Jon Lansman said the UK "could be only months away from a Corbyn government" that would radically change the country.

He said Mr Corbyn's leadership of the Labour Party meant that it could now champion a greater role for the state after it had been "slagged off" by politicians across the political spectrum for decades.

On BBC2's Newsnight he said:  "I think the great thing that we have achieved as a result of Jeremy's election as leader of the Labour Party is that we can actually voice what most members of the Labour Party always believed, which is that the state can do good things.

"The state has been slagged off by, unfortunately, too many politicians across the spectrum over the last 30 years."

He added: "Am I the radical man? I think I'm the mainstream man.

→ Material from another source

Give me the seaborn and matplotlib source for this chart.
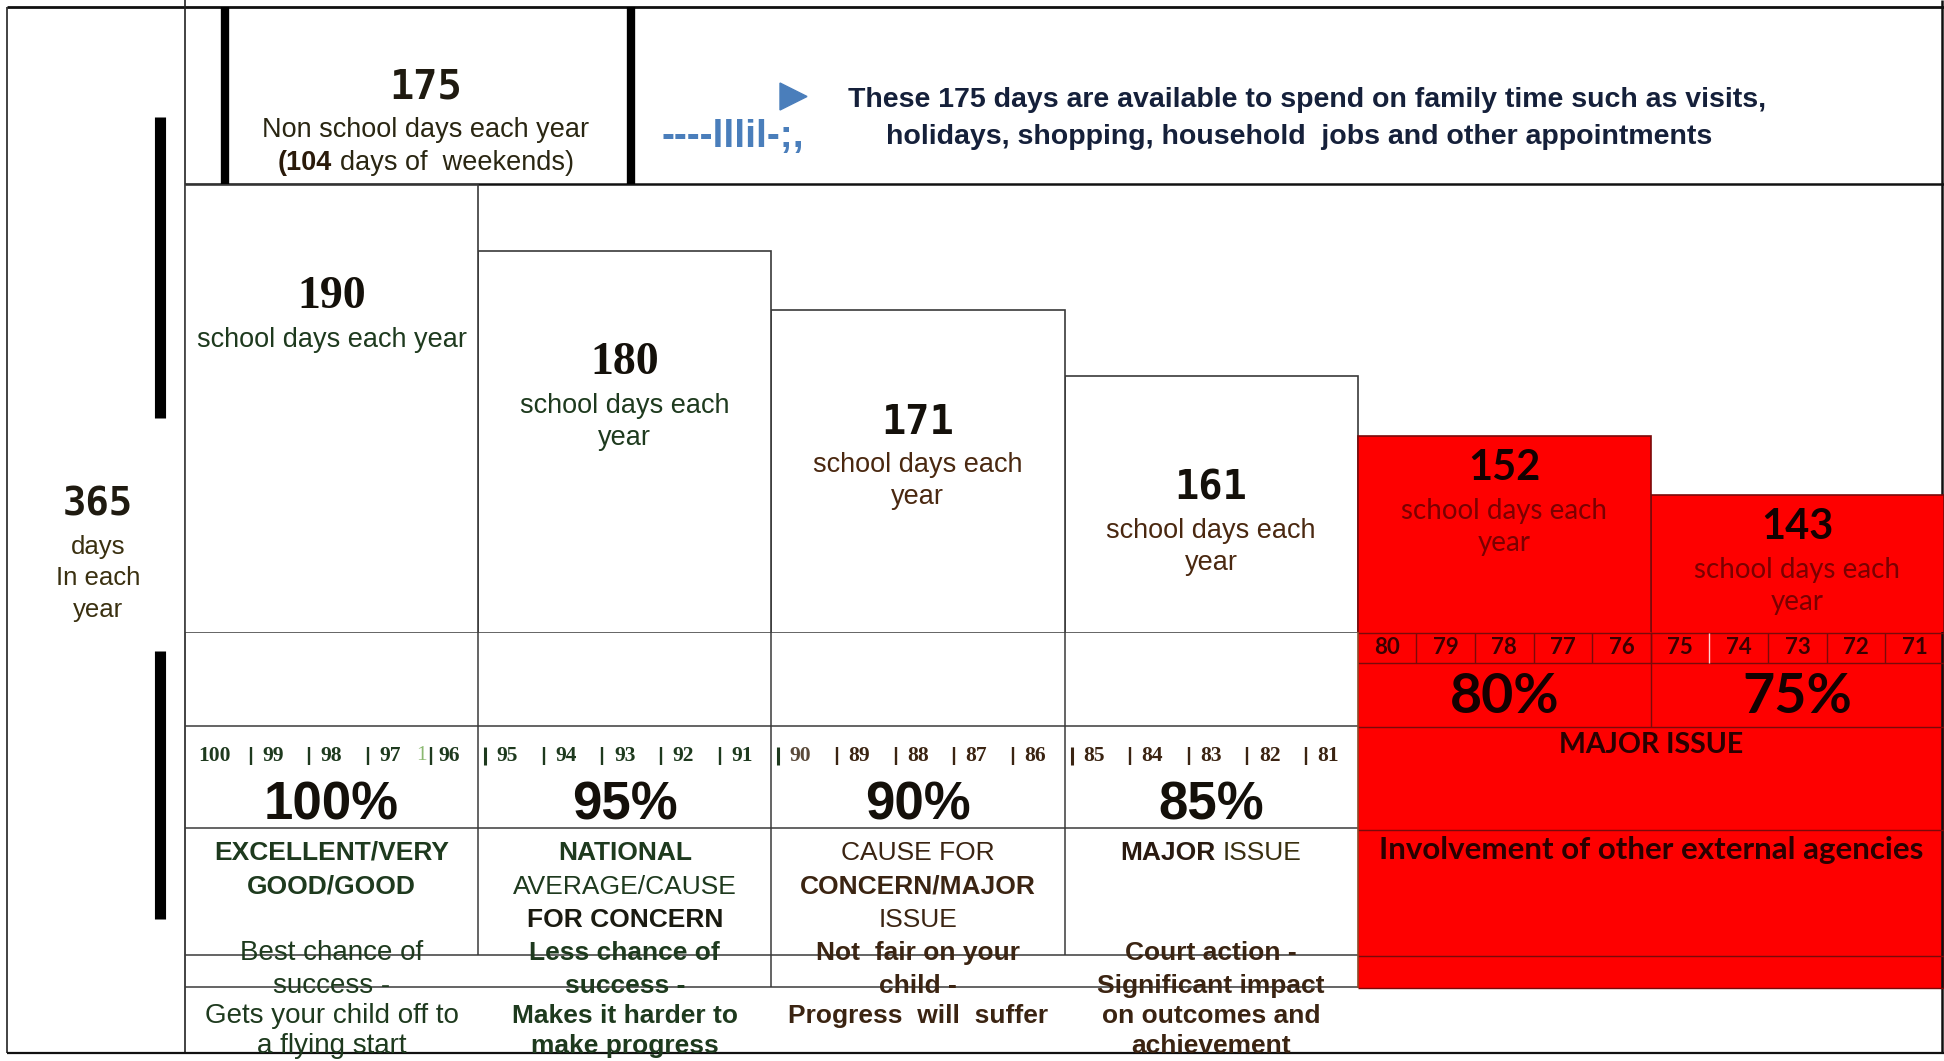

Momentum is the new mainstream."

In a sign of Labour's shift, its ruling body has voted to advise a north London council run by the party to potentially halt a controversial public-private housing scheme, sources said.

Haringey Council's plan for a 50-50 partnership with developer Lendlease has proved highly controversial and has reportedly led to the deselection of several sitting Labour councillors, who have been replaced by candidates backed by Momentum.

In an unusual move, Labour's national executive committee (NEC) voted unanimously to ask the local authority to halt the plan unless there can be successful mediation after 22 councillors wrote to the ruling body asking them to intervene.

Mr Lansman, who was voted onto the NEC earlier this month, said: "I can understand in the past why Labour councils thought you might have to do those kinds of deals as perhaps the only option, but I think now we could be only months away from a Corbyn government.

"I think we have got a much greater opportunity here to radically change."

Mr Lansman also said that unrest within Labour over Mr Corbyn's leadership was easing.

"I am pleased with the new spirit of unity that we saw on the NEC this week, that we - I think - now see in the PLP (Parliamentary Labour Party) that recognises that Jeremy is here to stay, that we are seeking a transformative government."